Retype only the lines from the top of the records to the line with "const ampSdTicks = ['0', '0,2', '0,4', '0,6', '0,8', '1'];", including that line but none of the pictures.

__RECORDS__:
◇ ◇ ◇ ◇ ◇ ◇ ◇
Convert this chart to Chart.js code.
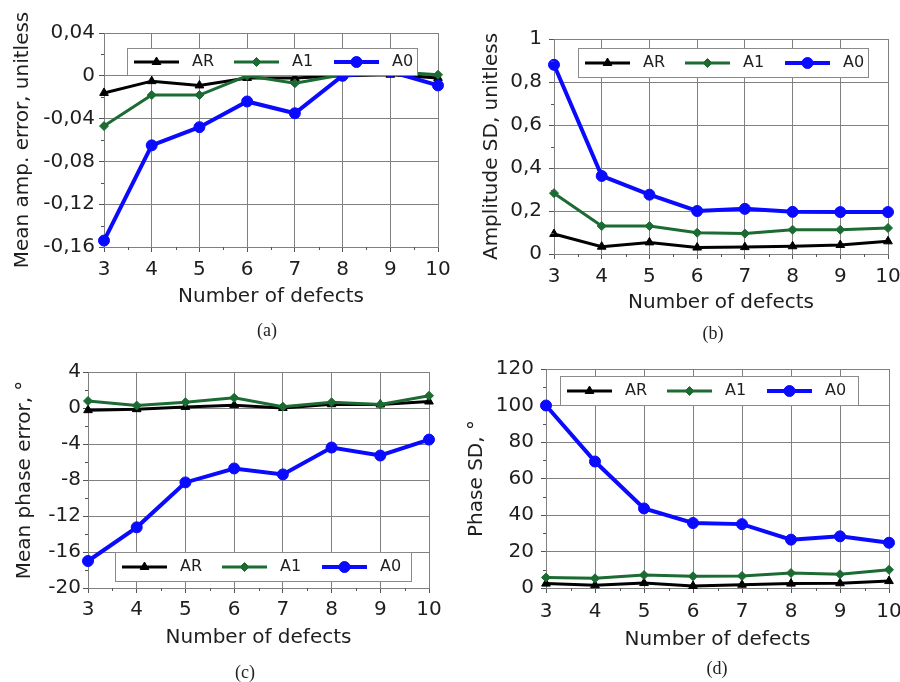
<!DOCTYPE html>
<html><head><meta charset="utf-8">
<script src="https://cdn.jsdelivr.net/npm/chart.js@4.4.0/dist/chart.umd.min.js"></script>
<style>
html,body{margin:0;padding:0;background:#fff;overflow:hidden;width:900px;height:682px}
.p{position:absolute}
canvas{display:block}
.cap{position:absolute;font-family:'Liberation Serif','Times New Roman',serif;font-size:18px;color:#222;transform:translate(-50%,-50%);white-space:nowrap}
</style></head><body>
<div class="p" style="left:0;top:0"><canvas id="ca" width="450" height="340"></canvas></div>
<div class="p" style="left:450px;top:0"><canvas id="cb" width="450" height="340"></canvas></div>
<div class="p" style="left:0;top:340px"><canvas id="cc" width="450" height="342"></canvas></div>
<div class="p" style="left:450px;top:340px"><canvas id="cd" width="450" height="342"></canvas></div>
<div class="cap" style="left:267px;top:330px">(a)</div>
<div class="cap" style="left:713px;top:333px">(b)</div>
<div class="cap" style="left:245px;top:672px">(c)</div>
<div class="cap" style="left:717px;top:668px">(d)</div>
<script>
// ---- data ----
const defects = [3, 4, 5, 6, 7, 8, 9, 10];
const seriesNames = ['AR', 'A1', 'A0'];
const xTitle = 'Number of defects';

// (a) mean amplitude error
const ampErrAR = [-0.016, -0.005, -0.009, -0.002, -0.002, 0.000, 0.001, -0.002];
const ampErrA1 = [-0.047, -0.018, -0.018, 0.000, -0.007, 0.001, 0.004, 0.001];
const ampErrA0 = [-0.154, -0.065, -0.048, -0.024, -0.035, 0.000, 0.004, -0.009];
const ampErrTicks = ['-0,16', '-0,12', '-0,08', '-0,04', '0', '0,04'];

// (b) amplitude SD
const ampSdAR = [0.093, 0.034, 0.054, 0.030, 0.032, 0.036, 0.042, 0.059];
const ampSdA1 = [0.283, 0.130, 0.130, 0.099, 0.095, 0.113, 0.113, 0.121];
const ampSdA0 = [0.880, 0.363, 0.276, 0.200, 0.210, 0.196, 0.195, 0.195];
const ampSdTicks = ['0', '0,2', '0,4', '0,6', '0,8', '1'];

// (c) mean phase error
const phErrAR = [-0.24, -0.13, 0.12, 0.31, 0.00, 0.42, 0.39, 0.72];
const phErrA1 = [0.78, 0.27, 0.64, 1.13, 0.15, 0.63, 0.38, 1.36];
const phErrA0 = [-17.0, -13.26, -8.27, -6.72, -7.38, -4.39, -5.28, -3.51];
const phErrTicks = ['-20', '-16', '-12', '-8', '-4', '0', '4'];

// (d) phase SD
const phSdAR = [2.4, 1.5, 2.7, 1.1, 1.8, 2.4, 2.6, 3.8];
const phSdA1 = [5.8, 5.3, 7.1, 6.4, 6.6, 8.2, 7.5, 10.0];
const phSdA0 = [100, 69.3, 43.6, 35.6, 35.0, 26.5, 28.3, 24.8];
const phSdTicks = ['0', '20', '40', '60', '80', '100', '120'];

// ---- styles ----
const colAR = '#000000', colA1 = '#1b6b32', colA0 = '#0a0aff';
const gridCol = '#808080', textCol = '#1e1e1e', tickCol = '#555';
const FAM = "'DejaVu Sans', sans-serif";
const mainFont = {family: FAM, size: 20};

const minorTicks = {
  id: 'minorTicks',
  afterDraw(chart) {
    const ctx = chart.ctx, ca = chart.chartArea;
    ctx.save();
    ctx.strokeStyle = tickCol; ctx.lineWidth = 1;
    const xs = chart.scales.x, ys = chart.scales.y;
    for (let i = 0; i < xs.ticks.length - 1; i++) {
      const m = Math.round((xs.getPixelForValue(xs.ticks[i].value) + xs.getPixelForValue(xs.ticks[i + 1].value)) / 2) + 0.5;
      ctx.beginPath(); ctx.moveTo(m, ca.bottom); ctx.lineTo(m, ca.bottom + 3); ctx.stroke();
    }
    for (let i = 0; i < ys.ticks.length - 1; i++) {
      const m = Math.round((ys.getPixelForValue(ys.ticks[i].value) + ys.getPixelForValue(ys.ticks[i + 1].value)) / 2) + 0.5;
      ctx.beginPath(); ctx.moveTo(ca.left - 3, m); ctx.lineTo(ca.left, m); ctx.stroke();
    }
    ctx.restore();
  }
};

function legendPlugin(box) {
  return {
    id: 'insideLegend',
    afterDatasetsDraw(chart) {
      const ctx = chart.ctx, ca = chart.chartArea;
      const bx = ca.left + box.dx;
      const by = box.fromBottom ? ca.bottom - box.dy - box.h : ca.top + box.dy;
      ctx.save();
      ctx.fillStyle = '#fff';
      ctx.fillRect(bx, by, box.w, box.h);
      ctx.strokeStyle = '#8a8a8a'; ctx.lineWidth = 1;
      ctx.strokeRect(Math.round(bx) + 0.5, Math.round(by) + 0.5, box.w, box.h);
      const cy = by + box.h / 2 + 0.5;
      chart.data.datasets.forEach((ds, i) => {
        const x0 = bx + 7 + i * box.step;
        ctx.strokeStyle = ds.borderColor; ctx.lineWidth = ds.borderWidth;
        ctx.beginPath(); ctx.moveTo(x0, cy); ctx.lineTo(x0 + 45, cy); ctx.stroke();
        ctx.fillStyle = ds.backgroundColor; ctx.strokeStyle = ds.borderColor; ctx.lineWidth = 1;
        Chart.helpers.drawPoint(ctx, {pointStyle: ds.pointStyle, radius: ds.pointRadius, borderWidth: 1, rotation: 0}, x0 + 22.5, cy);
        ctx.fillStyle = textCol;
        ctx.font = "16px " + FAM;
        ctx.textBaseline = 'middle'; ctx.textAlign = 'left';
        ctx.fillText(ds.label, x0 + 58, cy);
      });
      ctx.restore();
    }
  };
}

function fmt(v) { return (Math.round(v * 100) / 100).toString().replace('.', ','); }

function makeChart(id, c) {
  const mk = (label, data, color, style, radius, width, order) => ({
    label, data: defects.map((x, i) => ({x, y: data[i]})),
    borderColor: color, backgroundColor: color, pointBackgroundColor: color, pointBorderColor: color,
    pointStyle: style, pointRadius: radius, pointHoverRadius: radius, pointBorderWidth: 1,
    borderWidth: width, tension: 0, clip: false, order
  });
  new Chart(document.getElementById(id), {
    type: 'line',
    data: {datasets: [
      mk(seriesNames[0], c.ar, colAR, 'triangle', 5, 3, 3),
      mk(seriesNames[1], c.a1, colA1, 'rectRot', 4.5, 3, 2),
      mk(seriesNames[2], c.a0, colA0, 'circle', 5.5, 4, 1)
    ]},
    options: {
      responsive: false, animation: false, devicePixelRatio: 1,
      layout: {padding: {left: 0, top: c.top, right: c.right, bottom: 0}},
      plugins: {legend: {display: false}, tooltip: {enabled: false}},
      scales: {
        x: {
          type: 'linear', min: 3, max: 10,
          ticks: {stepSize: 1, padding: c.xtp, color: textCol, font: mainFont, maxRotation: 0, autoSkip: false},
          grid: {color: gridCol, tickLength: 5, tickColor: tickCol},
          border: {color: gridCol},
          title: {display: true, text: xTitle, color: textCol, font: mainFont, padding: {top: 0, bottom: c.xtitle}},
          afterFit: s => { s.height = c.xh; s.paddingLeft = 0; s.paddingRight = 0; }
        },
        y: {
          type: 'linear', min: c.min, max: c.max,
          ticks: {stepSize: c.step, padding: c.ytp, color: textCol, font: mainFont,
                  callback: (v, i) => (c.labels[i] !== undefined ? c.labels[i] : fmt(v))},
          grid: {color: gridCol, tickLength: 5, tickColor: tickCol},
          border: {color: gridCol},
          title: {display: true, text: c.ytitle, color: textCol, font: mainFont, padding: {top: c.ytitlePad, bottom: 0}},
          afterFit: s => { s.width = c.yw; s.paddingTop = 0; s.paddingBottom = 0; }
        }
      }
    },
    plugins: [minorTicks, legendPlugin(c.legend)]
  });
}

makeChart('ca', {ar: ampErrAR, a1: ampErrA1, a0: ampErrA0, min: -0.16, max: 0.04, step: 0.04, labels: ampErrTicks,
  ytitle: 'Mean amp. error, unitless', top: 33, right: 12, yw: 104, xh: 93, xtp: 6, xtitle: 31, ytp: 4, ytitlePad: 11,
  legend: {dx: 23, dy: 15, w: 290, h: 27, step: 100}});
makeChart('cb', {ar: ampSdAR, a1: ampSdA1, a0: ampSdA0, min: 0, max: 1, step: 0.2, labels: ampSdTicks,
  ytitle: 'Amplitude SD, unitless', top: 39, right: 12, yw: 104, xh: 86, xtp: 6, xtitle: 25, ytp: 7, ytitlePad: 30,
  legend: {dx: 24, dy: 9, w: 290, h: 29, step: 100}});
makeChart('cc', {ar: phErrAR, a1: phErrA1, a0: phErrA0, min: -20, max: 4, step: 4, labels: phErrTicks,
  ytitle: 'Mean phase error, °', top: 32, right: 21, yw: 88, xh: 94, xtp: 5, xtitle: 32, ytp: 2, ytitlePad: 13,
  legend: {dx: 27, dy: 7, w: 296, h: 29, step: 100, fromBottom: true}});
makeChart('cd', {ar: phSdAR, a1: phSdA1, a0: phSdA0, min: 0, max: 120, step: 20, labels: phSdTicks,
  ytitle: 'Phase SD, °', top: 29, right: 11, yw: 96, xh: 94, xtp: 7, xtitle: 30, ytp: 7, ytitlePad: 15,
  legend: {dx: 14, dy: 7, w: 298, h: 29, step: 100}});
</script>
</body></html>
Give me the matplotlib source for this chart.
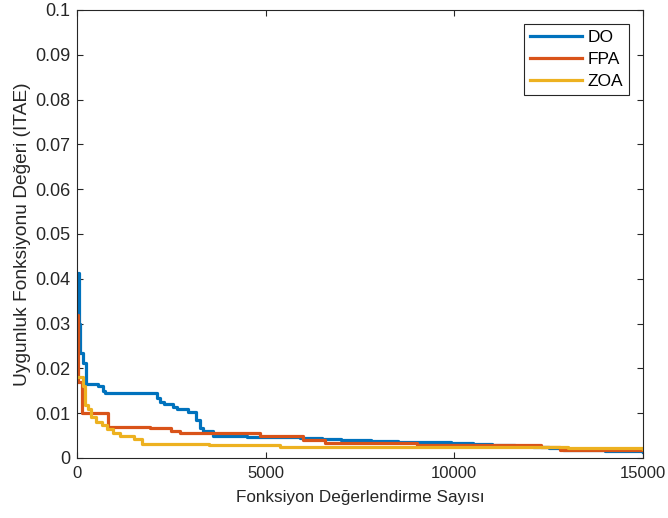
◇ ◇ ◇ ◇ ◇ ◇ ◇
__ANSWER TO THE EXERCISE__:
Convert this chart to Chart.js code.
<!DOCTYPE html>
<html><head><meta charset="utf-8">
<script src="https://cdn.jsdelivr.net/npm/chart.js@4.4.0/dist/chart.umd.min.js"></script>
<style>
html,body{margin:0;padding:0;background:#fff;overflow:hidden;width:900px;height:682px}
.p{position:absolute}
canvas{display:block}
.cap{position:absolute;font-family:'Liberation Serif','Times New Roman',serif;font-size:18px;color:#222;transform:translate(-50%,-50%);white-space:nowrap}
</style></head><body>
<div class="p" style="left:0;top:0"><canvas id="ca" width="450" height="340"></canvas></div>
<div class="p" style="left:450px;top:0"><canvas id="cb" width="450" height="340"></canvas></div>
<div class="p" style="left:0;top:340px"><canvas id="cc" width="450" height="342"></canvas></div>
<div class="p" style="left:450px;top:340px"><canvas id="cd" width="450" height="342"></canvas></div>
<div class="cap" style="left:267px;top:330px">(a)</div>
<div class="cap" style="left:713px;top:333px">(b)</div>
<div class="cap" style="left:245px;top:672px">(c)</div>
<div class="cap" style="left:717px;top:668px">(d)</div>
<script>
// ---- data ----
const defects = [3, 4, 5, 6, 7, 8, 9, 10];
const seriesNames = ['AR', 'A1', 'A0'];
const xTitle = 'Number of defects';

// (a) mean amplitude error
const ampErrAR = [-0.016, -0.005, -0.009, -0.002, -0.002, 0.000, 0.001, -0.002];
const ampErrA1 = [-0.047, -0.018, -0.018, 0.000, -0.007, 0.001, 0.004, 0.001];
const ampErrA0 = [-0.154, -0.065, -0.048, -0.024, -0.035, 0.000, 0.004, -0.009];
const ampErrTicks = ['-0,16', '-0,12', '-0,08', '-0,04', '0', '0,04'];

// (b) amplitude SD
const ampSdAR = [0.093, 0.034, 0.054, 0.030, 0.032, 0.036, 0.042, 0.059];
const ampSdA1 = [0.283, 0.130, 0.130, 0.099, 0.095, 0.113, 0.113, 0.121];
const ampSdA0 = [0.880, 0.363, 0.276, 0.200, 0.210, 0.196, 0.195, 0.195];
const ampSdTicks = ['0', '0,2', '0,4', '0,6', '0,8', '1'];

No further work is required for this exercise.